Quizá el punto más débil en la motivación de la sentencia se encuentre en el juicio de autoría a la hora de examinar individualizadamente la responsabilidad de los condenados. En mi opinión, la clave de la misma debía estar en la contribución de cada uno a la hora de haber incitado a esa movilización multitudinaria, más que en su participación en la convocatoria del referéndum ilegal o en la aprobación de normas que pretendían derogar el orden constitucional -que el propio Tribunal reconoce que fueron totalmente ineficaces-. Estas últimas cuestiones entroncarían mejor con la desobediencia, toda vez que se adoptaban actos prohibidos por el Constitucional.

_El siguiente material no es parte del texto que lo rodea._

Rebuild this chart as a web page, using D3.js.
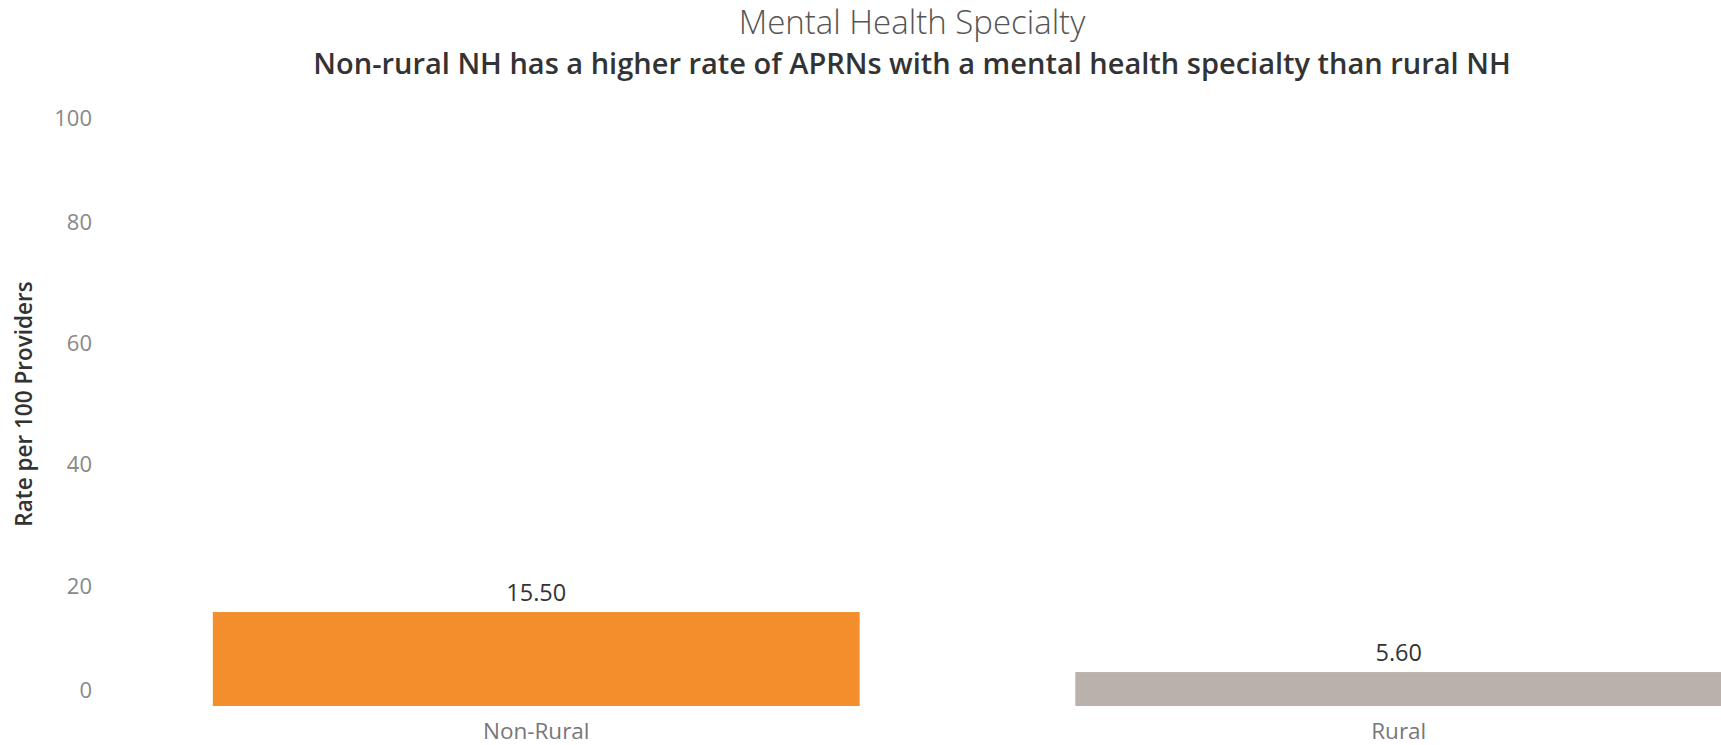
<!DOCTYPE html>
<html>
<head>
<meta charset="utf-8">
<script src="https://cdn.jsdelivr.net/npm/d3@7"></script>
<style>
  html, body { margin: 0; padding: 0; background: #fff; }
  svg { display: block; font-family: "Open Sans", "Noto Sans", sans-serif; }
</style>
</head>
<body>
<svg id="chart" width="1721" height="745"></svg>
<script>
// Rate of APRNs with a mental health specialty, per 100 providers
const categories = ["Non-Rural", "Rural"];
const rates = [15.50, 5.60];
const barColors = ["#F28E2B", "#BAB0AC"];
const yTicks = [0, 20, 40, 60, 80, 100];

const title = "Mental Health Specialty";
const subtitle = "Non-rural NH has a higher rate of APRNs with a mental health specialty than rural NH";
const yAxisTitle = "Rate per 100 Providers";

const W = 1721, H = 745;
const svg = d3.select("#chart");

// Pane runs past the right edge, so the second bar is cut off there
const x = d3.scaleBand()
  .domain(categories)
  .range([105, 1830])
  .paddingInner(0.25)
  .paddingOuter(0.125);

const y = d3.scaleLinear()
  .domain([0, 100])
  .range([706, 100]);

// Titles
svg.append("text")
  .attr("x", 912).attr("y", 34)
  .attr("text-anchor", "middle")
  .attr("font-size", 33)
  .attr("font-weight", 300)
  .attr("fill", "#555")
  .text(title);

svg.append("text")
  .attr("x", 912).attr("y", 74)
  .attr("text-anchor", "middle")
  .attr("font-size", 29)
  .attr("font-weight", 600)
  .attr("fill", "#333")
  .text(subtitle);

// Y axis (labels only; end labels are kept inside the pane)
const yAxis = d3.axisLeft(y).tickValues(yTicks).tickSize(0).tickPadding(0);
const gy = svg.append("g")
  .attr("transform", "translate(92,0)")
  .call(yAxis);
gy.select(".domain").remove();
gy.selectAll(".tick text")
  .attr("font-family", "\"Open Sans\", \"Noto Sans\", sans-serif")
  .attr("font-size", 22)
  .attr("fill", "#888")
  .attr("dy", d => d === 0 ? "-0.38em" : d === 100 ? "1.15em" : "0.38em");

svg.append("text")
  .attr("transform", `translate(32,${404}) rotate(-90)`)
  .attr("text-anchor", "middle")
  .attr("font-size", 22.5)
  .attr("font-weight", 600)
  .attr("fill", "#333")
  .text(yAxisTitle);

// Bars
const rows = categories.map((c, i) => ({ category: c, rate: rates[i], color: barColors[i] }));

svg.append("g").selectAll("rect")
  .data(rows)
  .join("rect")
  .attr("x", d => x(d.category))
  .attr("y", d => y(d.rate))
  .attr("width", x.bandwidth())
  .attr("height", d => y(0) - y(d.rate))
  .attr("fill", d => d.color);

// Value labels
svg.append("g").selectAll("text")
  .data(rows)
  .join("text")
  .attr("x", d => x(d.category) + x.bandwidth() / 2)
  .attr("y", d => y(d.rate) - 11)
  .attr("text-anchor", "middle")
  .attr("font-size", 23.5)
  .attr("fill", "#333")
  .text(d => d3.format(".2f")(d.rate));

// X axis category labels
const xAxis = d3.axisBottom(x).tickSize(0).tickPadding(0);
const gx = svg.append("g")
  .attr("transform", "translate(0,723)")
  .call(xAxis);
gx.select(".domain").remove();
gx.selectAll(".tick text")
  .attr("font-family", "\"Open Sans\", \"Noto Sans\", sans-serif")
  .attr("font-size", 22.5)
  .attr("fill", "#777")
  .attr("dy", "0.71em");
</script>
</body>
</html>
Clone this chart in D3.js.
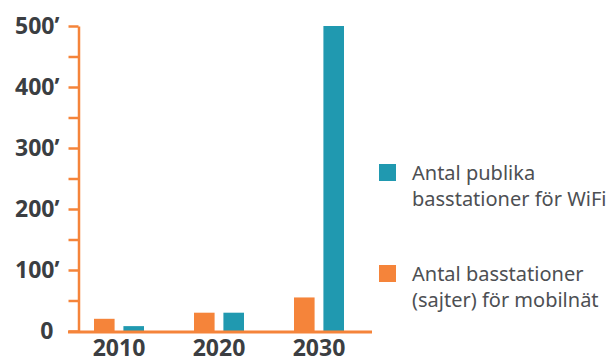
<!DOCTYPE html>
<html>
<head>
<meta charset="utf-8">
<script src="https://cdn.jsdelivr.net/npm/d3@7"></script>
<style>
  body { margin: 0; background: #fff; }
  svg { display: block; }
  .axis text { font-family: "Noto Sans", sans-serif; font-weight: 700; font-size: 23px; fill: #3b3e42; }
  .axis path, .axis line { stroke: #f5843a; }
  .leg { font-family: "Noto Sans", sans-serif; font-size: 20px; fill: #4d4f53; }
</style>
</head>
<body>
<div id="chart"></div>
<script>
const w = 608, h = 360

// data (thousands)
const years = ["2010", "2020", "2030"]
const series = ["mobil", "wifi"]
const mobil = [20, 30, 55]
const wifi = [8, 30, 500]
const yTicks = [0, 50, 100, 150, 200, 250, 300, 350, 400, 450, 500]
const legendLines = [
  ["Antal publika", "basstationer för WiFi"],
  ["Antal basstationer", "(sajter) för mobilnät"]
]
const legendKeys = ["wifi", "mobil"]

const colour = d3.scaleOrdinal()
  .domain(series)
  .range(["#f5843a", "#2099b0"])

const x = d3.scaleBand()
  .domain(years)
  .range([69, 369])
  .paddingInner(0.5)
  .paddingOuter(0.25)

const x1 = d3.scaleBand()
  .domain(series)
  .range([0, x.bandwidth()])
  .paddingInner(0.3)

const y = d3.scaleLinear()
  .domain([0, 500])
  .range([331, 26])

const svg = d3.select("#chart").append("svg")
  .attr("width", w)
  .attr("height", h)

const rows = years.map((yr, i) => ({year: yr, mobil: mobil[i], wifi: wifi[i]}))

// bars
svg.append("g")
  .selectAll("g")
  .data(rows)
  .join("g")
    .attr("transform", d => `translate(${x(d.year)},0)`)
  .selectAll("rect")
  .data(d => series.map(s => ({key: s, value: d[s]})))
  .join("rect")
    .attr("x", d => x1(d.key))
    .attr("width", x1.bandwidth())
    .attr("y", d => y(d.value))
    .attr("height", d => y(0) - y(d.value))
    .attr("fill", d => colour(d.key))

// y axis
const yAxis = svg.append("g")
  .attr("class", "axis")
  .attr("transform", "translate(78.5,0)")
  .call(d3.axisLeft(y)
    .tickValues(yTicks)
    .tickSize(10)
    .tickSizeOuter(0)
    .tickPadding(9)
    .tickFormat(d => d % 100 ? "" : (d ? d + "’" : "0")))
yAxis.selectAll("path, line").attr("stroke-width", 2.5)
yAxis.selectAll(".tick")
  .filter(d => d === 0)
  .select("text")
  .attr("dx", -6)

// x axis
const xAxis = svg.append("g")
  .attr("class", "axis")
  .attr("transform", `translate(0,${y(0) + 1})`)
  .call(d3.axisBottom(x).tickSize(0).tickPadding(8))
xAxis.select(".domain")
  .attr("d", "M68,0H372")
  .attr("stroke-width", 3)

// legend
const legend = svg.append("g")
  .selectAll("g")
  .data(legendKeys)
  .join("g")
    .attr("transform", (d, i) => `translate(379,${164 + i * 101})`)

legend.append("rect")
  .attr("width", 17)
  .attr("height", 17)
  .attr("fill", d => colour(d))

legend.append("text")
  .attr("class", "leg")
  .attr("x", 33)
  .attr("y", 16)
  .selectAll("tspan")
  .data((d, i) => legendLines[i])
  .join("tspan")
    .attr("x", 33)
    .attr("dy", (d, i) => i ? 26 : 0)
    .text(d => d)
</script>
</body>
</html>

Más allá, la sentencia se blinda frente a la eventual impugnación de la misma ante el Tribunal Constitucional y, especialmente, ante el Tribunal Europeo de Derechos Humanos, ofreciendo una minuciosa motivación en relación con el escrupuloso respeto de las garantías y derechos fundamentales a lo largo de todo el proceso, que la hace difícilmente atacable en este punto. Y abre una ventana de esperanza a los condenados al dejar en manos de la administración penitenciaria, cuyas competencias están asumidas por la Generalidad catalana, la decisión sobre concederles el tercer grado (semilibertad) sin necesidad de que hayan cumplido la mitad de la pena impuesta. Aunque si hubiera algún trato de favor la Fiscalía podría recurrir.

Por último, una vez que se ha restablecido el orden constitucional y que los responsables de la insurgencia han sido condenados, corresponde actuar a la política.